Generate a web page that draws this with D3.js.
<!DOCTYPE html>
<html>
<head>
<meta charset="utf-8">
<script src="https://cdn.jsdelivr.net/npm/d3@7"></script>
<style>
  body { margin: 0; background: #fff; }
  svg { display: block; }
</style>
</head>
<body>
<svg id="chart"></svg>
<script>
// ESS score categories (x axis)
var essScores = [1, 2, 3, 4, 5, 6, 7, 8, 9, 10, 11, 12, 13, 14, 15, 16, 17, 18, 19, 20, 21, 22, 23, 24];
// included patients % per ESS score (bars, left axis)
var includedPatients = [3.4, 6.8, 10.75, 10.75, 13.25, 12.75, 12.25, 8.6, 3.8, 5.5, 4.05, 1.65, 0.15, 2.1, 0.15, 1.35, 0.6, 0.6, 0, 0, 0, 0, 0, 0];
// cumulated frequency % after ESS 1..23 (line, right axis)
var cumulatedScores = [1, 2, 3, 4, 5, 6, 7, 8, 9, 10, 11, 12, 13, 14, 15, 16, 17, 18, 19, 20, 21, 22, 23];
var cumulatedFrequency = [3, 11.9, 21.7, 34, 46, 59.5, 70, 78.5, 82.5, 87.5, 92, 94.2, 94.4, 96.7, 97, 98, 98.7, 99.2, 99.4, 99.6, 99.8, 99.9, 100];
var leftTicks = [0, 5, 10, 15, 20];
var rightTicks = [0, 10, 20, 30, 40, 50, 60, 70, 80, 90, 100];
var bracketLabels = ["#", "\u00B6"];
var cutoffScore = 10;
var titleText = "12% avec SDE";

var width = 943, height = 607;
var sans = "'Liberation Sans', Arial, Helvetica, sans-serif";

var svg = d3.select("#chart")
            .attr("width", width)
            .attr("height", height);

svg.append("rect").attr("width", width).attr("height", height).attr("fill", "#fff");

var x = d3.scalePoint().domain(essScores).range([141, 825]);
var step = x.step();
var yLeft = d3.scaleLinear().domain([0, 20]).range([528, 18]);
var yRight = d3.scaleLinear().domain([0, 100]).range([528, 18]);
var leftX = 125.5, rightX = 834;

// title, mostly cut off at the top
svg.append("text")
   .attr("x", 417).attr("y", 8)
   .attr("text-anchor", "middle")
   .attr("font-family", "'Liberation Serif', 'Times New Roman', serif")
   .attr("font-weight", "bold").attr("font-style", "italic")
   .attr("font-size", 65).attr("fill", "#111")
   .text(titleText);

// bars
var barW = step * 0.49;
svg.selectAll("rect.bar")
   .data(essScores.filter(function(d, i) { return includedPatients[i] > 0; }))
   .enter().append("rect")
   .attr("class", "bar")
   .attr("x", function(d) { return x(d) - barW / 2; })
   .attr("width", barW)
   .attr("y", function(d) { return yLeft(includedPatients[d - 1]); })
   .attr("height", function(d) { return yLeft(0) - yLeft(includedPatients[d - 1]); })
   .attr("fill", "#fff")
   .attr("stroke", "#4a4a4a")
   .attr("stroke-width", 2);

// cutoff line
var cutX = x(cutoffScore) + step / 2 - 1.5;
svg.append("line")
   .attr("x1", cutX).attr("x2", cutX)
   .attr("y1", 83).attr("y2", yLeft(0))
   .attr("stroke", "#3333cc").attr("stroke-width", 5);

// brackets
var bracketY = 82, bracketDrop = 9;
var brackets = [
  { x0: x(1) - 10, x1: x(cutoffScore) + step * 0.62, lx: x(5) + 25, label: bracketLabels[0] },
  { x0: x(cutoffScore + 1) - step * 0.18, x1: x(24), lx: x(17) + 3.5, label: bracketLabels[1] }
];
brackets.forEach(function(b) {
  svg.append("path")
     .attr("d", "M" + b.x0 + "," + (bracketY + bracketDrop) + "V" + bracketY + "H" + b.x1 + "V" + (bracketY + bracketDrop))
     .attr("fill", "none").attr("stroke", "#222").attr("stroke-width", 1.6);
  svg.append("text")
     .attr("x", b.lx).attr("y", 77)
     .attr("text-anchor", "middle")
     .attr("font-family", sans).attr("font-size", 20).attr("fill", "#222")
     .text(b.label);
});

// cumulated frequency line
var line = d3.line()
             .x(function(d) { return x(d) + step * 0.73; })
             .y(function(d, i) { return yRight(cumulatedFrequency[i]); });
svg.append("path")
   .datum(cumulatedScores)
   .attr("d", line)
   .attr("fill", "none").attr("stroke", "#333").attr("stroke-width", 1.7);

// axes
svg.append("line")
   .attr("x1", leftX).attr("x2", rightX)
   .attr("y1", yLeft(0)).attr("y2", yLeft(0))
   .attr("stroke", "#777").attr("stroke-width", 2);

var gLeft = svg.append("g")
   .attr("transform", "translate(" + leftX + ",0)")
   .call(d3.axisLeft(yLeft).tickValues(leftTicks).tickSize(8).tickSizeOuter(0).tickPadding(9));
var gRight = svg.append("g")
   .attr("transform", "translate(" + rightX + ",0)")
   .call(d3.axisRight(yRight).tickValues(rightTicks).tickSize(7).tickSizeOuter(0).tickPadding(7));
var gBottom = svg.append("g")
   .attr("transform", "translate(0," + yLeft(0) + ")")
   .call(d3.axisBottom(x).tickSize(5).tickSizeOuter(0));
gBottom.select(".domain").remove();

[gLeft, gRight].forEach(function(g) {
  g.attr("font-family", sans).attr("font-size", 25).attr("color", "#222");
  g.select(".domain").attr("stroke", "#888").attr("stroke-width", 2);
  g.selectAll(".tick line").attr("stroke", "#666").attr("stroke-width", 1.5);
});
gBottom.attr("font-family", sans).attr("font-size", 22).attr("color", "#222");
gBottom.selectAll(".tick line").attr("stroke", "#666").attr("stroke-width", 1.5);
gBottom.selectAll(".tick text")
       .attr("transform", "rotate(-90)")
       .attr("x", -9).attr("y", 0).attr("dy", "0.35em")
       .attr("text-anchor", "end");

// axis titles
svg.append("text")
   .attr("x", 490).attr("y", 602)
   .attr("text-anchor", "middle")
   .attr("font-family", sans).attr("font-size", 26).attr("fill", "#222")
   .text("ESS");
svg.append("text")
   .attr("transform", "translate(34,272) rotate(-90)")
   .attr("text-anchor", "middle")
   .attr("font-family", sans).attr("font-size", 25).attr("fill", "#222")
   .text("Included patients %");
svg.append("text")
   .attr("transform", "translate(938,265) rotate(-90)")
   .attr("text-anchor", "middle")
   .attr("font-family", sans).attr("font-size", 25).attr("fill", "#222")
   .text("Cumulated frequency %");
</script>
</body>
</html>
=-=-=-=-=
Each line above is to be repeated exactly.

Generate a web page that draws this with D3.js.
<!DOCTYPE html>
<html>
<head>
<meta charset="utf-8">
<script src="https://cdn.jsdelivr.net/npm/d3@7"></script>
<style>
  body { margin: 0; background: #fff; }
  svg { display: block; }
</style>
</head>
<body>
<svg id="chart"></svg>
<script>
// ESS score categories (x axis)
var essScores = [1, 2, 3, 4, 5, 6, 7, 8, 9, 10, 11, 12, 13, 14, 15, 16, 17, 18, 19, 20, 21, 22, 23, 24];
// included patients % per ESS score (bars, left axis)
var includedPatients = [3.4, 6.8, 10.75, 10.75, 13.25, 12.75, 12.25, 8.6, 3.8, 5.5, 4.05, 1.65, 0.15, 2.1, 0.15, 1.35, 0.6, 0.6, 0, 0, 0, 0, 0, 0];
// cumulated frequency % after ESS 1..23 (line, right axis)
var cumulatedScores = [1, 2, 3, 4, 5, 6, 7, 8, 9, 10, 11, 12, 13, 14, 15, 16, 17, 18, 19, 20, 21, 22, 23];
var cumulatedFrequency = [3, 11.9, 21.7, 34, 46, 59.5, 70, 78.5, 82.5, 87.5, 92, 94.2, 94.4, 96.7, 97, 98, 98.7, 99.2, 99.4, 99.6, 99.8, 99.9, 100];
var leftTicks = [0, 5, 10, 15, 20];
var rightTicks = [0, 10, 20, 30, 40, 50, 60, 70, 80, 90, 100];
var bracketLabels = ["#", "\u00B6"];
var cutoffScore = 10;
var titleText = "12% avec SDE";

var width = 943, height = 607;
var sans = "'Liberation Sans', Arial, Helvetica, sans-serif";

var svg = d3.select("#chart")
            .attr("width", width)
            .attr("height", height);

svg.append("rect").attr("width", width).attr("height", height).attr("fill", "#fff");

var x = d3.scalePoint().domain(essScores).range([141, 825]);
var step = x.step();
var yLeft = d3.scaleLinear().domain([0, 20]).range([528, 18]);
var yRight = d3.scaleLinear().domain([0, 100]).range([528, 18]);
var leftX = 125.5, rightX = 834;

// title, mostly cut off at the top
svg.append("text")
   .attr("x", 417).attr("y", 8)
   .attr("text-anchor", "middle")
   .attr("font-family", "'Liberation Serif', 'Times New Roman', serif")
   .attr("font-weight", "bold").attr("font-style", "italic")
   .attr("font-size", 65).attr("fill", "#111")
   .text(titleText);

// bars
var barW = step * 0.49;
svg.selectAll("rect.bar")
   .data(essScores.filter(function(d, i) { return includedPatients[i] > 0; }))
   .enter().append("rect")
   .attr("class", "bar")
   .attr("x", function(d) { return x(d) - barW / 2; })
   .attr("width", barW)
   .attr("y", function(d) { return yLeft(includedPatients[d - 1]); })
   .attr("height", function(d) { return yLeft(0) - yLeft(includedPatients[d - 1]); })
   .attr("fill", "#fff")
   .attr("stroke", "#4a4a4a")
   .attr("stroke-width", 2);

// cutoff line
var cutX = x(cutoffScore) + step / 2 - 1.5;
svg.append("line")
   .attr("x1", cutX).attr("x2", cutX)
   .attr("y1", 83).attr("y2", yLeft(0))
   .attr("stroke", "#3333cc").attr("stroke-width", 5);

// brackets
var bracketY = 82, bracketDrop = 9;
var brackets = [
  { x0: x(1) - 10, x1: x(cutoffScore) + step * 0.62, lx: x(5) + 25, label: bracketLabels[0] },
  { x0: x(cutoffScore + 1) - step * 0.18, x1: x(24), lx: x(17) + 3.5, label: bracketLabels[1] }
];
brackets.forEach(function(b) {
  svg.append("path")
     .attr("d", "M" + b.x0 + "," + (bracketY + bracketDrop) + "V" + bracketY + "H" + b.x1 + "V" + (bracketY + bracketDrop))
     .attr("fill", "none").attr("stroke", "#222").attr("stroke-width", 1.6);
  svg.append("text")
     .attr("x", b.lx).attr("y", 77)
     .attr("text-anchor", "middle")
     .attr("font-family", sans).attr("font-size", 20).attr("fill", "#222")
     .text(b.label);
});

// cumulated frequency line
var line = d3.line()
             .x(function(d) { return x(d) + step * 0.73; })
             .y(function(d, i) { return yRight(cumulatedFrequency[i]); });
svg.append("path")
   .datum(cumulatedScores)
   .attr("d", line)
   .attr("fill", "none").attr("stroke", "#333").attr("stroke-width", 1.7);

// axes
svg.append("line")
   .attr("x1", leftX).attr("x2", rightX)
   .attr("y1", yLeft(0)).attr("y2", yLeft(0))
   .attr("stroke", "#777").attr("stroke-width", 2);

var gLeft = svg.append("g")
   .attr("transform", "translate(" + leftX + ",0)")
   .call(d3.axisLeft(yLeft).tickValues(leftTicks).tickSize(8).tickSizeOuter(0).tickPadding(9));
var gRight = svg.append("g")
   .attr("transform", "translate(" + rightX + ",0)")
   .call(d3.axisRight(yRight).tickValues(rightTicks).tickSize(7).tickSizeOuter(0).tickPadding(7));
var gBottom = svg.append("g")
   .attr("transform", "translate(0," + yLeft(0) + ")")
   .call(d3.axisBottom(x).tickSize(5).tickSizeOuter(0));
gBottom.select(".domain").remove();

[gLeft, gRight].forEach(function(g) {
  g.attr("font-family", sans).attr("font-size", 25).attr("color", "#222");
  g.select(".domain").attr("stroke", "#888").attr("stroke-width", 2);
  g.selectAll(".tick line").attr("stroke", "#666").attr("stroke-width", 1.5);
});
gBottom.attr("font-family", sans).attr("font-size", 22).attr("color", "#222");
gBottom.selectAll(".tick line").attr("stroke", "#666").attr("stroke-width", 1.5);
gBottom.selectAll(".tick text")
       .attr("transform", "rotate(-90)")
       .attr("x", -9).attr("y", 0).attr("dy", "0.35em")
       .attr("text-anchor", "end");

// axis titles
svg.append("text")
   .attr("x", 490).attr("y", 602)
   .attr("text-anchor", "middle")
   .attr("font-family", sans).attr("font-size", 26).attr("fill", "#222")
   .text("ESS");
svg.append("text")
   .attr("transform", "translate(34,272) rotate(-90)")
   .attr("text-anchor", "middle")
   .attr("font-family", sans).attr("font-size", 25).attr("fill", "#222")
   .text("Included patients %");
svg.append("text")
   .attr("transform", "translate(938,265) rotate(-90)")
   .attr("text-anchor", "middle")
   .attr("font-family", sans).attr("font-size", 25).attr("fill", "#222")
   .text("Cumulated frequency %");
</script>
</body>
</html>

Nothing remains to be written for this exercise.